Warren Hinckle with his dog Bentley on Oct. 29, 1987. Photo: Eric Luse, SF Chronicle File
Warren Hinckle, a happily hard-drinking swashbuckler of San Francisco journalism who mixed leftist leanings with an everlasting contempt for the powerful, died early Thursday. He was 77.
Mr. Hinckle had been in declining health and died of complications from pneumonia at a hospital near his home in San Francisco, relatives said. He was surrounded by his family, reports Kevin Fagan of the San Francisco Chronicle newspaper.
From his groundbreaking days of editing the iconic liberal magazines Ramparts and Scanlan’s Monthly in the 1960s and ’70s to his reliably irreverent columns for newspapers, including The Chronicle and San Francisco Examiner, Mr. Hinckle delighted in tweaking anyone in charge of anything and muckraking for what he fiercely saw as the common good.
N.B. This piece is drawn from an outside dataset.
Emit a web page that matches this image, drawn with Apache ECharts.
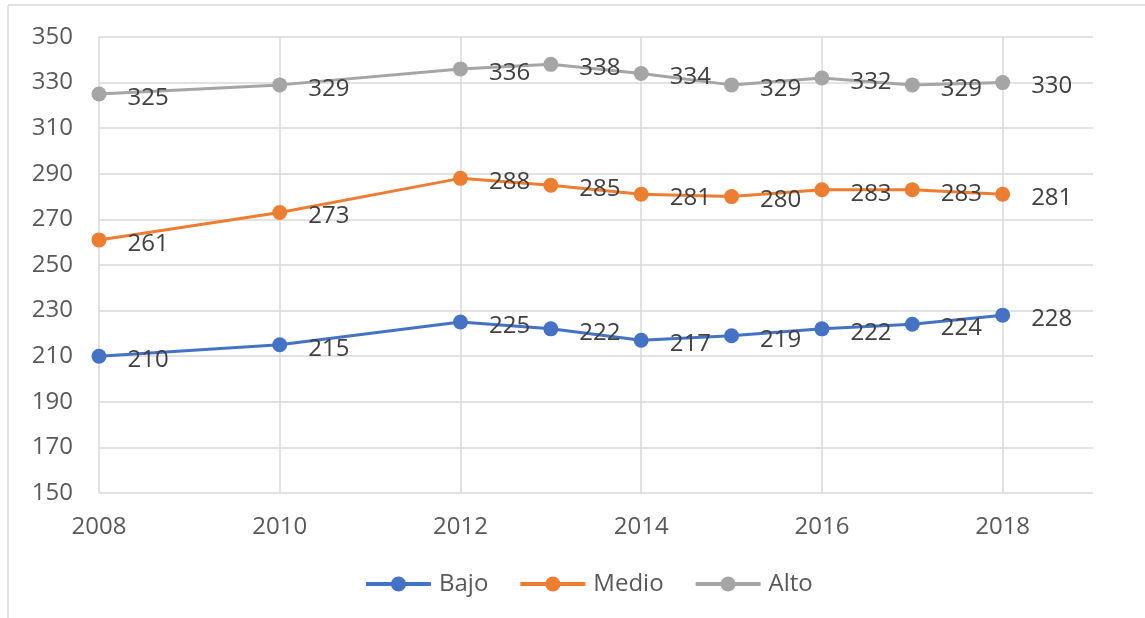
<!DOCTYPE html>
<html>
<head>
    <meta charset="utf-8">
    <title>Bajo / Medio / Alto</title>
    <script src="https://cdn.jsdelivr.net/npm/echarts@6/dist/echarts.min.js"></script>
    <style>
        html, body { margin: 0; padding: 0; background: #fff; }
        #chart1 { width: 1145px; height: 618px; }
    </style>
</head>
<body>
<div id="chart1"></div>
<script type="text/javascript">
    // datos
    var years = [2008, 2010, 2012, 2013, 2014, 2015, 2016, 2017, 2018];
    var bajo  = [210, 215, 225, 222, 217, 219, 222, 224, 228];
    var medio = [261, 273, 288, 285, 281, 280, 283, 283, 281];
    var alto  = [325, 329, 336, 338, 334, 329, 332, 329, 330];
    var seriesNames = ['Bajo', 'Medio', 'Alto'];
    var colors = ['#4472C4', '#ED7D31', '#A5A5A5'];

    var font = '"Open Sans", sans-serif';
    var gridColor = '#D9D9D9';

    function pairs(vals) {
        return years.map(function (y, i) { return [y, vals[i]]; });
    }

    function makeSeries(name, vals, color) {
        return {
            name: name,
            type: 'line',
            data: pairs(vals),
            symbol: 'circle',
            symbolSize: 15,
            itemStyle: { color: color },
            lineStyle: { color: color, width: 3 },
            label: {
                show: true,
                position: 'right',
                distance: 21,
                offset: [0, 4],
                color: '#404040',
                fontFamily: font,
                fontSize: 24,
                formatter: function (p) { return p.value[1]; }
            },
            animation: false
        };
    }

    var myChart = echarts.init(document.getElementById('chart1'));
    var option = {
        backgroundColor: '#fff',
        color: colors,
        grid: { left: 99, top: 37, right: 52, bottom: 125, containLabel: false },
        xAxis: {
            type: 'value',
            min: 2008,
            max: 2019,
            interval: 2,
            axisLine: { show: false },
            axisTick: { show: false },
            axisLabel: {
                color: '#595959', fontFamily: font, fontSize: 24,
                margin: 22, showMaxLabel: false,
                formatter: function (v) { return String(v); }
            },
            splitLine: { show: true, showMaxLine: false, lineStyle: { color: gridColor, width: 1.5 } }
        },
        yAxis: {
            type: 'value',
            min: 150,
            max: 350,
            interval: 20,
            axisLine: { show: false },
            axisTick: { show: false },
            axisLabel: { color: '#595959', fontFamily: font, fontSize: 24, margin: 26 },
            splitLine: { lineStyle: { color: gridColor, width: 1.5 } }
        },
        legend: {
            left: 359,
            top: 567,
            itemWidth: 65,
            itemHeight: 19,
            itemGap: 30,
            lineStyle: { width: 4 },
            textStyle: { color: '#595959', fontFamily: font, fontSize: 24, padding: [0, 0, 0, 3] },
            data: seriesNames
        },
        graphic: [
            { type: 'line', shape: { x1: 8, y1: 5, x2: 8, y2: 618 }, style: { stroke: gridColor, lineWidth: 1.5 } },
            { type: 'line', shape: { x1: 8, y1: 5, x2: 1145, y2: 5 }, style: { stroke: gridColor, lineWidth: 1.5 } }
        ],
        series: [
            makeSeries(seriesNames[0], bajo, colors[0]),
            makeSeries(seriesNames[1], medio, colors[1]),
            makeSeries(seriesNames[2], alto, colors[2])
        ]
    };
    myChart.setOption(option);
</script>
</body>
</html>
With his ever-present Basset hound Bentley in tow, Mr. Hinckle held forth at watering holes and events throughout the city, tossing off one-liners in a low growl like a late-night comic. Along the way, the one-eyed rapscallion — he’d lost his left eye in a childhood car accident and wore a patch — drew the wrath of mayors, police and anyone who got in his way, and he reveled in it.
“He had a great, great time, and no regrets,” said his daughter Pia Hinckle, who followed her father into a writing career. “He never looked back, and he was always looking for the next thing to do.”